A cut, from £5,000 to £2,500, in the capped amount landlords must spend on upgrading their properties with an energy performance rating of band F and G will see less homes hitting the new standard set at band E.
Figures from the 2014 English Housing Survey say 280,000 private rented properties currently fall below that mark. But Energy UK said even BEIS’ own figures show that under the proposed £2,500 cost cap 70 per cent of F and G-rated properties will not reach it.
Meanwhile fuel poverty charity National Energy Action (NEA) says fuel-poor tenants in band F and G properties face excess energy charges of up to £1,160 per year.
Chief executive of Energy UK, Lawrence Slade, said: “We strongly believe that the private rented sector has an important role to play in driving the uptake of energy efficiency and whilst we welcome the government consulting on tightening these regulations, the proposals do not go far enough.”
The £2,500 cap will bring “little improvement for the draughtiest properties whose tenants can often least afford to waste money heating their home,” Energy UK said.
It wants BEIS to commit to a higher cost cap that will see greater improvement for more households, as well as providing long-term policy certainty over a trajectory for reaching band C by 2035.

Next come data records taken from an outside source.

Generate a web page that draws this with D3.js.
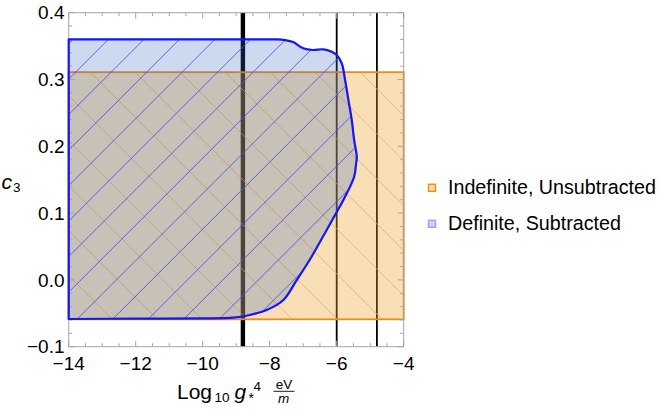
<!DOCTYPE html>
<html>
<head>
<meta charset="utf-8">
<script src="https://cdn.jsdelivr.net/npm/d3@7"></script>
<style>
  html, body { margin: 0; padding: 0; background: #fff; }
  svg { display: block; }
  text { font-family: "Liberation Sans", Arial, sans-serif; fill: #000; }
</style>
</head>
<body>
<svg id="chart" width="664" height="410"></svg>
<script>
// ---------------- data ----------------
const xTicks = [-14, -12, -10, -8, -6, -4];
const xTickLabels = ["\u221214", "\u221212", "\u221210", "\u22128", "\u22126", "\u22124"];
const yTicks = [-0.1, 0.0, 0.1, 0.2, 0.3, 0.4];
const yTickLabels = ["\u22120.1", "0.0", "0.1", "0.2", "0.3", "0.4"];

// vertical reference lines (log10 g*^4 eV/m)
const thickLines = [-8.8];
const thinLines = [-6.0, -4.8];

// Indefinite, Unsubtracted region (rectangle)
const unsubX = [-14, -4];
const unsubC3 = [-0.059, 0.311];

// Definite, Subtracted region boundary (clockwise from top-left)
const subX = [-14, -12, -10, -8.5, -7.8, -7.54, -7.30, -7.00, -6.71, -6.40, -6.15, -6.00, -5.85, -5.75, -5.65,
              -5.55, -5.48, -5.40, -5.42, -5.48, -5.75, -6.02, -6.30, -6.75, -7.19, -7.59, -8.09, -8.59, -9.09,
              -10, -12, -14];
const subC3 = [0.360, 0.360, 0.360, 0.360, 0.360, 0.359, 0.356, 0.3467, 0.3442, 0.3452, 0.3416, 0.3367, 0.3243, 0.2993, 0.2693,
               0.2394, 0.2095, 0.1844, 0.1746, 0.1545, 0.1246, 0.0997, 0.0747, 0.0347, 0.0, -0.030, -0.045, -0.0525, -0.0566,
               -0.0577, -0.058, -0.0585];

const legendLabels = ["Indefinite, Unsubtracted", "Definite, Subtracted"];

// ---------------- layout ----------------
const svg = d3.select("#chart");
const X0 = 68.7, X1 = 403.7, Y0 = 12.7, Y1 = 346.7;
const x = d3.scaleLinear().domain([-14, -4]).range([X0, X1]);
const y = d3.scaleLinear().domain([-0.1, 0.4]).range([Y1, Y0]);

const orangeEdge = "#f0891c", orangeFill = "rgb(235,164,46)";
const blueEdge = "#1515f5", blueFill = "rgb(55,103,187)";

const defs = svg.append("defs");
const subPts = subX.map((v, i) => [x(v), y(subC3[i])]);
const subLine = d3.line().curve(d3.curveCatmullRom.alpha(0.5));
const subPath = subLine(subPts) + "Z";
const rectAttrs = { x: x(unsubX[0]), y: y(unsubC3[1]), w: x(unsubX[1]) - x(unsubX[0]), h: y(unsubC3[0]) - y(unsubC3[1]) };

defs.append("clipPath").attr("id", "clipSub").append("path").attr("d", subPath);
defs.append("clipPath").attr("id", "clipUnsub").append("rect")
  .attr("x", rectAttrs.x).attr("y", rectAttrs.y).attr("width", rectAttrs.w).attr("height", rectAttrs.h);
defs.append("clipPath").attr("id", "clipPlot").append("rect")
  .attr("x", X0).attr("y", Y0).attr("width", X1 - X0).attr("height", Y1 - Y0);

// vertical lines (drawn beneath the translucent regions)
const vl = svg.append("g").attr("clip-path", "url(#clipPlot)");
vl.selectAll("line.thick").data(thickLines).join("line")
  .attr("x1", d => x(d)).attr("x2", d => x(d)).attr("y1", Y0).attr("y2", Y1)
  .attr("stroke", "#000").attr("stroke-width", 4.4);
vl.selectAll("line.thin").data(thinLines).join("line")
  .attr("x1", d => x(d)).attr("x2", d => x(d)).attr("y1", Y0).attr("y2", Y1)
  .attr("stroke", "#000").attr("stroke-width", 1.8);

// orange region
svg.append("rect").attr("x", rectAttrs.x).attr("y", rectAttrs.y)
  .attr("width", rectAttrs.w).attr("height", rectAttrs.h)
  .attr("fill", orangeFill).attr("fill-opacity", 0.35);
const oh = svg.append("g").attr("clip-path", "url(#clipUnsub)");
for (let c = -72 - 45 * 8; c < 400; c += 45) {
  // x - y = c
  oh.append("line").attr("x1", X0 - 10).attr("y1", X0 - 10 - c).attr("x2", X1 + 10).attr("y2", X1 + 10 - c)
    .attr("stroke", "#eea560").attr("stroke-width", 0.9).attr("stroke-opacity", 0.8);
}
svg.append("rect").attr("x", rectAttrs.x).attr("y", rectAttrs.y)
  .attr("width", rectAttrs.w).attr("height", rectAttrs.h)
  .attr("fill", "none").attr("stroke", orangeEdge).attr("stroke-width", 1.8);

// blue region
svg.append("path").attr("d", subPath).attr("fill", blueFill).attr("fill-opacity", 0.25);
const bh = svg.append("g").attr("clip-path", "url(#clipSub)");
for (let c = 254.3 - 35.5 * 6; c < 760; c += 35.5) {
  // x + y = c
  bh.append("line").attr("x1", X0 - 10).attr("y1", c - X0 + 10).attr("x2", X1 + 10).attr("y2", c - X1 - 10)
    .attr("stroke", "#4f4fe4").attr("stroke-width", 1).attr("stroke-opacity", 0.85);
}

// ---------------- frame & ticks ----------------
const frameCol = "#a6a6a6";
const fr = svg.append("g");
fr.append("line").attr("x1", X0).attr("x2", X1).attr("y1", Y0).attr("y2", Y0).attr("stroke", frameCol);
fr.append("line").attr("x1", X0).attr("x2", X1).attr("y1", Y1).attr("y2", Y1).attr("stroke", frameCol);
fr.append("line").attr("x1", X0).attr("x2", X0).attr("y1", Y0).attr("y2", Y1).attr("stroke", frameCol);
fr.append("line").attr("x1", X1).attr("x2", X1).attr("y1", Y0).attr("y2", Y1).attr("stroke", frameCol);

const xMinor = d3.range(-14, -3.99, 0.5);
const yMinor = d3.range(-0.1, 0.4001, 0.02);
xMinor.forEach(v => {
  const major = Math.abs(v / 2 - Math.round(v / 2)) < 1e-6;
  const L = major ? 6 : 3.5;
  fr.append("line").attr("x1", x(v)).attr("x2", x(v)).attr("y1", Y1).attr("y2", Y1 - L).attr("stroke", frameCol);
  fr.append("line").attr("x1", x(v)).attr("x2", x(v)).attr("y1", Y0).attr("y2", Y0 + L).attr("stroke", frameCol);
});
yMinor.forEach(v => {
  const major = Math.abs(v * 10 - Math.round(v * 10)) < 1e-6;
  const L = major ? 6 : 3.5;
  fr.append("line").attr("x1", X0).attr("x2", X0 + L).attr("y1", y(v)).attr("y2", y(v)).attr("stroke", frameCol);
  fr.append("line").attr("x1", X1).attr("x2", X1 - L).attr("y1", y(v)).attr("y2", y(v)).attr("stroke", frameCol);
});

// blue edge on top
svg.append("path").attr("d", subPath).attr("fill", "none")
  .attr("stroke", blueEdge).attr("stroke-width", 2.2).attr("stroke-linejoin", "round");

// tick labels
svg.append("g").selectAll("text").data(xTicks).join("text")
  .attr("x", d => x(d)).attr("y", 369.5).attr("text-anchor", "middle")
  .style("font-size", "19px").text((d, i) => xTickLabels[i]);
svg.append("g").selectAll("text").data(yTicks).join("text")
  .attr("x", 64.5).attr("y", d => y(d) + 6.7).attr("text-anchor", "end")
  .style("font-size", "19px").text((d, i) => yTickLabels[i]);

// axis labels
const yl = svg.append("g");
yl.append("text").attr("x", 1.5).attr("y", 188.5).style("font-size", "21px").style("font-style", "italic").text("c");
yl.append("text").attr("x", 13).attr("y", 192).style("font-size", "13.5px").text("3");

const xl = svg.append("g");
xl.append("text").attr("x", 177).attr("y", 399).style("font-size", "21px").text("Log");
xl.append("text").attr("x", 214.5).attr("y", 402).style("font-size", "13.5px").text("10");
xl.append("text").attr("x", 234.5).attr("y", 399).style("font-size", "21px").style("font-style", "italic").text("g");
xl.append("text").attr("x", 248.5).attr("y", 403).style("font-size", "14px").text("*");
xl.append("text").attr("x", 253.5).attr("y", 391).style("font-size", "13.5px").text("4");
xl.append("text").attr("x", 284).attr("y", 388.5).attr("text-anchor", "middle").style("font-size", "13.5px").text("eV");
xl.append("line").attr("x1", 273.5).attr("x2", 294.5).attr("y1", 391.3).attr("y2", 391.3).attr("stroke", "#000").attr("stroke-width", 0.9);
xl.append("text").attr("x", 283.5).attr("y", 403).attr("text-anchor", "middle").style("font-size", "13.5px").style("font-style", "italic").text("m");

// legend
const legStyles = [
  { stroke: "#f0901e", fill: "#fadcb0" },
  { stroke: "#a0a6ea", fill: "#ccd3f2" }
];
const legY = [187.8, 223.8];
const lg = svg.append("g");
legendLabels.forEach((lab, i) => {
  lg.append("rect").attr("x", 428.5).attr("y", legY[i] - 3.5).attr("width", 7).attr("height", 7)
    .attr("fill", legStyles[i].fill).attr("stroke", legStyles[i].stroke).attr("stroke-width", 1.5);
  lg.append("text").attr("x", 448).attr("y", legY[i] + 6.6).style("font-size", "19.7px").text(lab);
});
</script>
</body>
</html>
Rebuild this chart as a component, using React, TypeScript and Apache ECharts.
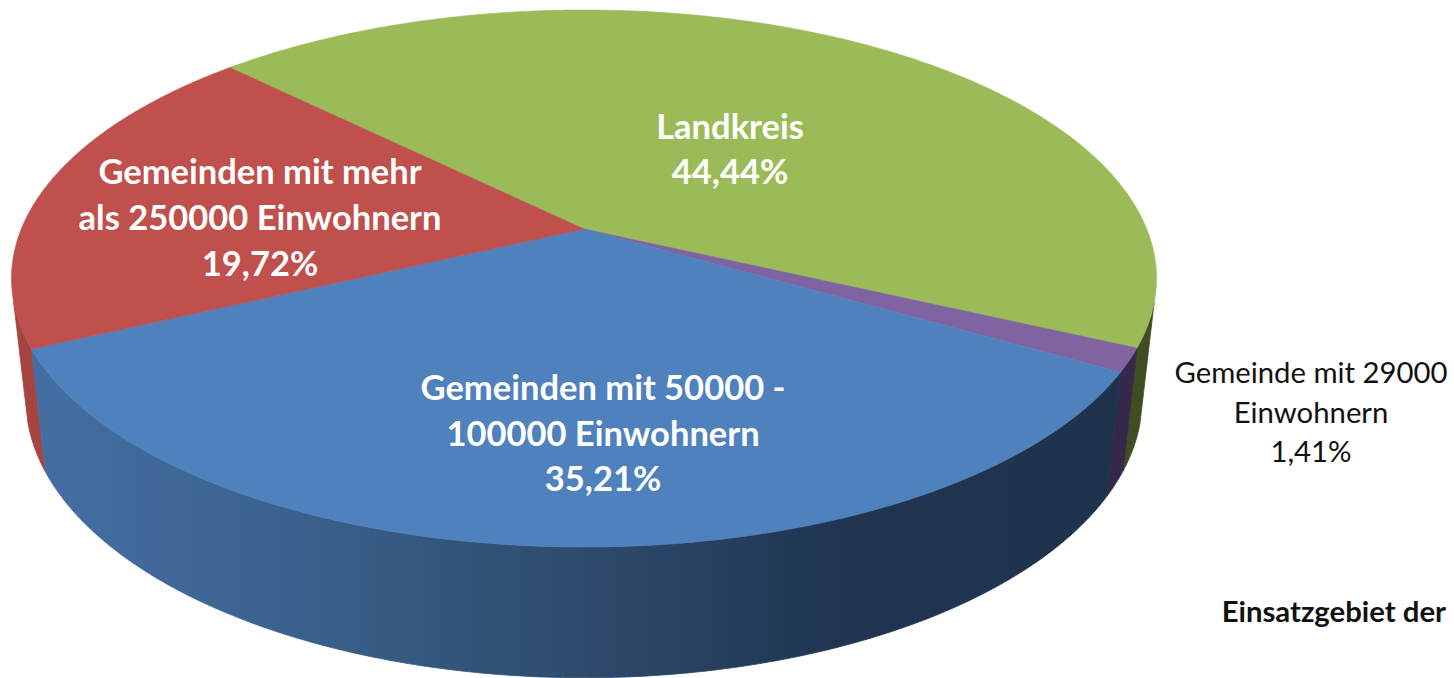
import React, { useEffect, useRef } from "react";
import * as echarts from "echarts";

const categories = ["Landkreis", "Gemeinde mit 29000 Einwohnern", "Gemeinden mit 50000 - 100000 Einwohnern", "Gemeinden mit mehr als 250000 Einwohnern"];
const shares = [44.44, 1.41, 35.21, 19.72];
const labelLines = [
  ["Landkreis", "44,44%"],
  ["Gemeinde mit 29000", "Einwohnern", "1,41%"],
  ["Gemeinden mit 50000 -", "100000 Einwohnern", "35,21%"],
  ["Gemeinden mit mehr", "als 250000 Einwohnern", "19,72%"],
];

// layout
const W = 1454, H = 678;
const CX = 584, CY = 229, A = 562.7, B = 259.4, K = 0.1844;
const START = 225.5;
const LOW_SX = 0.975, LOW_SY = 1.04, LOW_DY = 118;
const VIS_FROM = 15, VIS_TO = 165;
const topColors = ["#9BBB59", "#8064A2", "#4F81BD", "#BF504D"];
const wallColors: any[] = [
  "#404D22",
  "#35284A",
  { type: "linear", x: 45, y: 0, x2: 1100, y2: 0, global: true, colorStops: [
    { offset: 0, color: "#446EA2" },
    { offset: 0.2, color: "#3C6491" },
    { offset: 0.5, color: "#2E4C6E" },
    { offset: 0.75, color: "#203550" },
    { offset: 1, color: "#1F334D" },
  ] },
  "#A54542",
];
const wallOrder = [0, 3, 1, 2];
const labelPos = [
  { x: 730, y: 148, size: 34.5, weight: "bold", color: "#fff", lh: 45 },
  { x: 1311, y: 411, size: 29.3, weight: "normal", color: "#111", lh: 39.5 },
  { x: 603, y: 432, size: 34.5, weight: "bold", color: "#fff", lh: 45.5 },
  { x: 260, y: 216, size: 34.5, weight: "bold", color: "#fff", lh: 46 },
];

const sum = shares.reduce((a, b) => a + b, 0);
const spans = shares.map((s) => (s / sum) * 360);
const starts = spans.map((_, i) => START + spans.slice(0, i).reduce((a, b) => a + b, 0));

function top(deg: number) {
  const r = (deg * Math.PI) / 180;
  const t = r + ((0.6 * (Math.cos(r) + Math.sin(r))) * Math.PI) / 180;
  const u = Math.cos(t), v = Math.sin(t);
  const d = 1 - K * v;
  return [(A * u) / d, (B * v) / d];
}
const topPt = (deg: number) => { const p = top(deg); return [CX + p[0], CY + p[1]]; };
const lowPt = (deg: number) => { const p = top(deg); return [CX + LOW_SX * p[0], CY + LOW_DY + LOW_SY * p[1]]; };
function arc(a0: number, a1: number, f: (d: number) => number[]) {
  const n = Math.max(4, Math.ceil((a1 - a0) * 2));
  const out: number[][] = [];
  for (let i = 0; i <= n; i++) out.push(f(a0 + ((a1 - a0) * i) / n));
  return out;
}
// the part of a slice's wall that faces the viewer
function visibleRange(a0: number, a1: number) {
  for (const off of [0, 360, 720]) {
    const lo = Math.max(a0, VIS_FROM + off), hi = Math.min(a1, VIS_TO + off);
    if (hi > lo) return [lo, hi];
  }
  return null;
}

export default function App() {
  const ref = useRef<HTMLDivElement>(null);
  useEffect(() => {
    document.body.style.margin = "0";
    const chart = echarts.init(ref.current!, null, { renderer: "svg" });
    const idx = categories.map((_, i) => i);
    chart.setOption({
      animation: false,
      backgroundColor: "#fff",
      series: [
        {
          type: "custom", coordinateSystem: "none", silent: true, clip: false, z: 1,
          data: wallOrder.map((i) => [i, shares[i]]),
          renderItem: (_: any, api: any) => {
            const i = api.value(0);
            const rng = visibleRange(starts[i], starts[i] + spans[i]);
            if (!rng) return null;
            const pts = arc(rng[0], rng[1], topPt).concat(arc(rng[0], rng[1], lowPt).reverse());
            return { type: "polygon", shape: { points: pts }, style: { fill: wallColors[i], stroke: wallColors[i], lineWidth: 0.8 } };
          },
        },
        {
          type: "custom", coordinateSystem: "none", silent: true, clip: false, z: 2,
          data: idx.map((i) => [i, shares[i]]),
          renderItem: (_: any, api: any) => {
            const i = api.value(0);
            const pts = [[CX, CY]].concat(arc(starts[i], starts[i] + spans[i], topPt));
            return { type: "polygon", shape: { points: pts }, style: { fill: topColors[i], stroke: topColors[i], lineWidth: 0.6 } };
          },
        },
        {
          type: "custom", coordinateSystem: "none", silent: true, clip: false, z: 3,
          data: idx.map((i) => [i, shares[i]]),
          renderItem: (_: any, api: any) => {
            const i = api.value(0);
            const p = labelPos[i];
            return {
              type: "text",
              x: p.x, y: p.y,
              style: {
                text: labelLines[i].join("\n"),
                font: `${p.weight} ${p.size}px Lato, "Open Sans", sans-serif`,
                fill: p.color, align: "center", verticalAlign: "middle", lineHeight: p.lh,
              },
            };
          },
        },
      ],
      graphic: [
        { type: "text", right: 8, top: 596, style: { text: "Einsatzgebiet der", font: 'bold 29.3px Lato, "Open Sans", sans-serif', fill: "#111" } },
      ],
    });
    return () => chart.dispose();
  }, []);
  return <div ref={ref} style={{ width: W, height: H, position: "absolute", left: 0, top: 0, overflow: "hidden" }} />;
}
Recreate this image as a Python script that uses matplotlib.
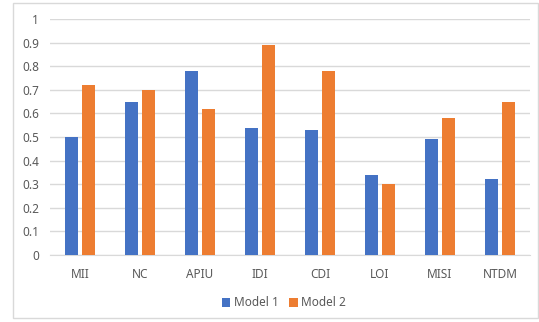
import matplotlib.pyplot as plt
import numpy as np
from matplotlib.patches import Rectangle

categories = ["MII", "NC", "APIU", "IDI", "CDI", "LOI", "MISI", "NTDM"]
model1 = [0.50, 0.65, 0.78, 0.54, 0.53, 0.34, 0.49, 0.32]
model2 = [0.72, 0.70, 0.62, 0.89, 0.78, 0.30, 0.58, 0.65]
yticks = [0, 0.1, 0.2, 0.3, 0.4, 0.5, 0.6, 0.7, 0.8, 0.9, 1]
ytick_labels = ["0", "0.1", "0.2", "0.3", "0.4", "0.5", "0.6", "0.7", "0.8", "0.9", "1"]

W, H = 539, 322
fig = plt.figure(figsize=(W / 100, H / 100), dpi=100)
plt.rcParams['font.family'] = ['Noto Sans', 'DejaVu Sans']

# light chart border
fig.patches.append(Rectangle((13 / W, 1 - 318 / H), 525 / W, 315 / H,
                             transform=fig.transFigure, fill=False,
                             edgecolor="#D9D9D9", linewidth=1))

ax = fig.add_axes([50 / W, 1 - 255 / H, 480 / W, 236 / H])
x = np.arange(len(categories))
bw = 0.22
ax.bar(x - 0.145, model1, bw, color="#4472C4", label="Model 1", zorder=3)
ax.bar(x + 0.145, model2, bw, color="#ED7D31", label="Model 2", zorder=3)

ax.set_xlim(-0.5, len(categories) - 0.5)
ax.set_ylim(0, 1)
ax.set_yticks(yticks)
ax.set_yticklabels(ytick_labels)
ax.set_xticks(x)
ax.set_xticklabels(categories)
ax.yaxis.grid(True, color="#D9D9D9", linewidth=1, zorder=0)
for s in ["top", "right", "left"]:
    ax.spines[s].set_visible(False)
ax.spines["bottom"].set_color("#D9D9D9")
ax.tick_params(axis="both", length=0, labelsize=8.5, colors="#595959")
ax.tick_params(axis="x", pad=9)
ax.tick_params(axis="y", pad=8)

fig.legend(loc="center", bbox_to_anchor=(284 / W, 1 - 303 / H), ncol=2,
           frameon=False, fontsize=8.5, labelcolor="#595959",
           handlelength=0.7, handleheight=0.7, handletextpad=0.3,
           columnspacing=0.9)

fig.savefig("out.png", dpi=100)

“We have long called for energy efficiency to be a national infrastructure priority as something that will both deliver big reductions in energy bills for consumers and reduce emissions.
“Energy suppliers have been at the forefront of delivering these measures through supplier obligations for over two decades with significant improvements to the UK housing stock delivered as a result.
“Supplier obligations are however financially regressive and Energy UK believes that the fairest way of funding energy efficiency is through general taxation.”
Whilst welcoming BEIS’ proposals for new minimum standards, NEA estimates 50,000 children will still be left “living in the deepest fuel poverty”.
Adam Scorer, chief executive of NEA, which puts the cap cost drop down to lobbying by landlords groups, said “the bitter reality is that we are fast approaching half a million children living in rented properties with freezing conditions, at risk of serious ill-health and with landlords who show no inclination to make their homes fit for human habitation”.
He added: “Government has the chance to take many thousands of children out of the worst impacts of fuel poverty. If it does not, then it will be the most vulnerable children in our communities who will continue to pay the price. Frankly, that is simply unacceptable.”
Recent impacts on the funding landscape for landlords include the scrapping of the Green Deal and the government’s remaining ECO scheme not being enough to bring the outstanding stock of private rented homes up to scratch.
- The NEA charity says 2016/17 saw 34,300 excess winter deaths in England and Wales, the second-highest number in five years. At least 10,290 of these deaths were attributable to cold homes.
- Ill-health caused by poor housing is an even bigger problem. Treating the health impacts of cold homes is said to cost the NHS an estimated £1.36 billion each year.